Investigators Unsure Why El Al 747 Dived On Approach To Heathrow

Pilots Recovered Safely After Uncommanded Descent

A Boeing 747 plunged nearly 3000 feet over London earlier this year... and investigators are still wondering why.

The Associated Press reports the plane descended as low as 1,200 feet before the crew disconnected automatic systems, and hand-flew to a safe landing a London Heathrow. Heathrow was reporting a 1,500-foot ceiling at the time.

The El Al flight, with 450 passengers aboard, was on a coupled ILS approach to Heathrow at 4000 feet when the aircraft began an uncommanded descent. Investigators say the glide slope system -- that's the part of the ILS that provides altitude guidance to the pilot or the autopilot --directed the plane to descend, and they don't know why.

Investigators noted the crew recovered the aircraft and flew back to the proper glide slope manually before making a safe landing. No other aircraft flying into Heathrow that day reported autopilot or glideslope problems... and no theory has yet been forwarded to explain the El Al 747's bizzare behavior.

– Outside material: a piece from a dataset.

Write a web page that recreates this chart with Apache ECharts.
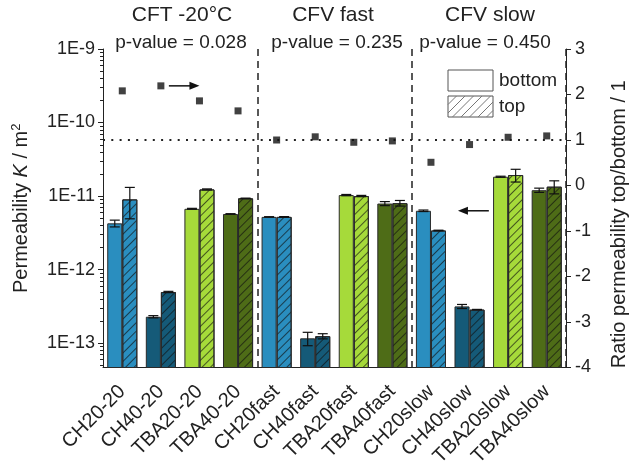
<!DOCTYPE html>
<html><head><meta charset="utf-8">
<script src="https://cdn.jsdelivr.net/npm/echarts@6/dist/echarts.min.js"></script>
<style>html,body{margin:0;padding:0;background:#fff}#c{width:629px;height:467px}</style>
</head><body><div id="c"></div>
<script>
// ---- data ----
const categories = ['CH20-20','CH40-20','TBA20-20','TBA40-20','CH20fast','CH40fast','TBA20fast','TBA40fast','CH20slow','CH40slow','TBA20slow','TBA40slow'];
const bottomMean = [4.25e-12, 2.28e-13, 6.7e-12, 5.7e-12, 5.2e-12, 1.16e-13, 1.03e-11, 7.9e-12, 6.3e-12, 3.15e-13, 1.83e-11, 1.2e-11];
const bottomSD   = [0.45e-12, 0.08e-13, 0.1e-12, 0.05e-12, 0.03e-12, 0.24e-13, 0.02e-11, 0.5e-12, 0.15e-12, 0.2e-13, 0.03e-11, 0.08e-11];
const topMean    = [9.0e-12, 4.95e-13, 1.23e-11, 9.3e-12, 5.2e-12, 1.24e-13, 1.0e-11, 8.0e-12, 3.4e-12, 2.85e-13, 1.93e-11, 1.34e-11];
const topSD      = [4.1e-12, 0.1e-13, 0.02e-11, 0.05e-12, 0.05e-12, 0.1e-13, 0.02e-11, 0.7e-12, 0.03e-12, 0.02e-13, 0.38e-11, 0.27e-11];
const ratio      = [2.08, 2.19, 1.86, 1.64, 1.0, 1.07, 0.95, 0.98, 0.51, 0.90, 1.06, 1.09];
const leftTickValues = [1e-13, 1e-12, 1e-11, 1e-10, 1e-9];
const leftTickLabels = ['1E-13','1E-12','1E-11','1E-10','1E-9'];
const leftMin = 4.65e-14, leftMax = 1e-9;
const sectionTitles = ['CFT -20°C','CFV fast','CFV slow'];
const pValues = ['p-value = 0.028','p-value = 0.235','p-value = 0.450'];
const materialColors = ['#2a8ebf','#155a78','#a6da3a','#4e6c17'];
const legendNames = ['bottom','top'];

// ---- helpers ----
const FONT = 'Liberation Sans, Arial, sans-serif';
const OFF = 14;
const t = v => Math.log10(v) + OFF;
const minorTicks = [];
for (let n = -14; n < -9; n++) for (let k = 2; k <= 9; k++) {
  const v = k * Math.pow(10, n);
  if (v >= leftMin && v <= leftMax) minorTicks.push(t(v));
}
const CAT_GAP = 0.22;
const hatch = {symbol:'rect', symbolSize:1, dashArrayX:[1,0], dashArrayY:[1,5], rotation:-Math.PI/4, color:'rgba(15,15,15,0.65)'};

const errData = [];
bottomMean.forEach((m,i)=>errData.push([i, t(m), t(m+bottomSD[i]), t(Math.max(m-bottomSD[i], 1e-20)), 0]));
topMean.forEach((m,i)=>errData.push([i, t(m), t(m+topSD[i]), t(Math.max(m-topSD[i], 1e-20)), 1]));

const chart = echarts.init(document.getElementById('c'), null, {renderer:'canvas'});
const option = {
  animation: false,
  textStyle: {fontFamily: FONT},
  grid: {left:103, right:63, top:49, bottom:99.5, containLabel:false, outerBoundsMode:'none'},
  xAxis: {
    type:'category', data: categories,
    axisLine:{onZero:false, lineStyle:{color:'#222', width:1}},
    axisTick:{alignWithLabel:true, length:5, interval:0, lineStyle:{color:'#222'}},
    axisLabel:{interval:0, rotate:45, fontSize:20, color:'#222', margin:21, fontFamily:FONT},
    splitLine:{show:true, interval:(idx)=> idx===4 || idx===8, lineStyle:{color:'#222', type:[7,5], width:1.5}}
  },
  yAxis: [
    { type:'value', position:'left', min:t(leftMin), max:t(leftMax),
      axisLine:{show:true, lineStyle:{color:'#222'}},
      axisTick:{show:true, length:5, customValues: leftTickValues.map(t), lineStyle:{color:'#222'}},
      axisLabel:{customValues: leftTickValues.map(t), formatter:(v)=>{const i=leftTickValues.findIndex(x=>Math.abs(t(x)-v)<1e-6);return i>=0?leftTickLabels[i]:'';}, fontSize:18, color:'#222', margin:8, fontFamily:FONT},
      splitLine:{show:false},
      name:'Permeability {i|K} / m{s|2}', nameLocation:'middle', nameGap:70, nameRotate:90,
      nameTextStyle:{fontSize:20, color:'#222', fontFamily:FONT, rich:{i:{fontStyle:'italic', fontSize:20, fontFamily:FONT, color:'#222'}, s:{fontSize:13, verticalAlign:'top', padding:[0,0,10,0], fontFamily:FONT, color:'#222'}}}
    },
    { type:'value', position:'right', min:-4, max:3, interval:1,
      axisLine:{show:true, lineStyle:{color:'#222'}},
      axisTick:{show:true, length:5, lineStyle:{color:'#222'}},
      axisLabel:{fontSize:18, color:'#222', margin:9, fontFamily:FONT},
      splitLine:{show:false},
      name:'Ratio permeability top/bottom / 1', nameLocation:'middle', nameGap:43, nameRotate:90,
      nameTextStyle:{fontSize:20, color:'#222', fontFamily:FONT, padding:[0,32,0,0]}
    }
  ],
  series: [
    { name:'bottom', type:'bar', yAxisIndex:0, barGap:'0%', barCategoryGap:(CAT_GAP*100)+'%',
      data: bottomMean.map((v,i)=>({value:t(v), itemStyle:{color:materialColors[i%4]}})),
      itemStyle:{borderColor:'#2a2a2a', borderWidth:1} },
    { name:'top', type:'bar', yAxisIndex:0, barGap:'0%', barCategoryGap:(CAT_GAP*100)+'%',
      data: topMean.map((v,i)=>({value:t(v), itemStyle:{color:materialColors[i%4], decal:hatch}})),
      itemStyle:{borderColor:'#2a2a2a', borderWidth:1} },
    { type:'custom', yAxisIndex:0, z:5, data: errData, encode:{x:0, y:1},
      renderItem:(params, api)=>{
        const i = api.value(0), hi = api.value(2), lo = api.value(3), side = api.value(4);
        const band = api.size([1,0])[0];
        const off = (side ? 1 : -1) * band * (1 - CAT_GAP) / 4;
        const x = api.coord([i, hi])[0] + off;
        const yHi = api.coord([i, hi])[1], yLo = api.coord([i, lo])[1];
        const cw = 5, st = {stroke:'#111', lineWidth:1.2};
        return {type:'group', children:[
          {type:'line', shape:{x1:x, y1:yHi, x2:x, y2:yLo}, style:st},
          {type:'line', shape:{x1:x-cw, y1:yHi, x2:x+cw, y2:yHi}, style:st},
          {type:'line', shape:{x1:x-cw, y1:yLo, x2:x+cw, y2:yLo}, style:st}
        ]};
      } },
    // minor (log) ticks of the left axis
    { type:'custom', yAxisIndex:0, z:5, clip:false, silent:true, data: minorTicks.map(v=>[0, v]), encode:{x:0, y:1},
      renderItem:(params, api)=>{
        const y = Math.round(api.coord([0, api.value(1)])[1]) + 0.5;
        const x = params.coordSys.x;
        return {type:'line', shape:{x1:x-3, y1:y, x2:x, y2:y}, style:{stroke:'#222', lineWidth:1}};
      } },
    { name:'ratio', type:'scatter', yAxisIndex:1, symbol:'rect', symbolSize:7, z:6,
      itemStyle:{color:'#111'}, data: ratio.map((r,i)=>[i, r]),
      markLine:{silent:true, symbol:['none','none'], label:{show:false},
        lineStyle:{color:'#222', type:[2,6.3], width:2}, data:[{yAxis:1}]} }
  ]
};
chart.setOption(option);

// ---- annotations ----
const g = [];
const sectionCenters = [182, 333, 490];
const pCenters = [181, 337, 485];
sectionTitles.forEach((s,i)=>g.push({type:'text', x:sectionCenters[i], y:15, style:{text:s, fontSize:21, fontFamily:FONT, fill:'#222', align:'center', verticalAlign:'middle'}}));
pValues.forEach((s,i)=>g.push({type:'text', x:pCenters[i], y:43, style:{text:s, fontSize:19, fontFamily:FONT, fill:'#222', align:'center', verticalAlign:'middle'}}));
// legend
const LX = 448, LW = 45, LH = 21, L1 = 70, L2 = 96;
g.push({type:'rect', shape:{x:LX, y:L1, width:LW, height:LH}, style:{fill:'#fff', stroke:'#555', lineWidth:1}});
g.push({type:'rect', shape:{x:LX, y:L2, width:LW, height:LH}, style:{fill:'#fff', stroke:'#555', lineWidth:1}});
for (let k = -LH; k < LW; k += 8.5) {
  const s0 = Math.max(0, -k), s1 = Math.min(LH, LW - k);
  if (s1 > s0) g.push({type:'line', shape:{x1:LX+k+s0, y1:L2+LH-s0, x2:LX+k+s1, y2:L2+LH-s1}, style:{stroke:'#777', lineWidth:1}});
}
g.push({type:'text', x:LX+LW+6, y:L1+LH/2, style:{text:legendNames[0], fontSize:19, fontFamily:FONT, fill:'#222', verticalAlign:'middle'}});
g.push({type:'text', x:LX+LW+6, y:L2+LH/2, style:{text:legendNames[1], fontSize:19, fontFamily:FONT, fill:'#222', verticalAlign:'middle'}});
// arrows
function arrow(x1, x2, y) {
  const dir = x2 > x1 ? 1 : -1;
  g.push({type:'line', shape:{x1:x1, y1:y, x2:x2 - dir*6, y2:y}, style:{stroke:'#111', lineWidth:1.5}});
  g.push({type:'polygon', shape:{points:[[x2,y],[x2-dir*10,y-4],[x2-dir*10,y+4]]}, style:{fill:'#111'}});
}
const c = i => chart.convertToPixel({xAxisIndex:0, yAxisIndex:1}, [i, 0])[0];
const band = c(1) - c(0);
const yA = chart.convertToPixel({xAxisIndex:0, yAxisIndex:1}, [1, ratio[1]])[1];
arrow(c(1) + 8, c(2), yA);
const yB = chart.convertToPixel({xAxisIndex:0, yAxisIndex:0}, [8, t(bottomMean[8])])[1];
arrow(c(9) + band*0.5, c(9) - band*0.3, yB);
chart.setOption({graphic: g});
</script></body></html>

An El Al spokeswoman says at no time were the passengers in danger. She says the aircraft's Enhanced Ground Proximity Warning System (EGPWS) would have warned the pilots before the aircraft became dangerously low.

The crew noted the malfunction in the 747's log... but didn't submit an incident report with authorities after landing at Heathrow. There is no indication UK's Department for Transport will investigate further on this on... for now, it remains in the unsolved mysteries catagory.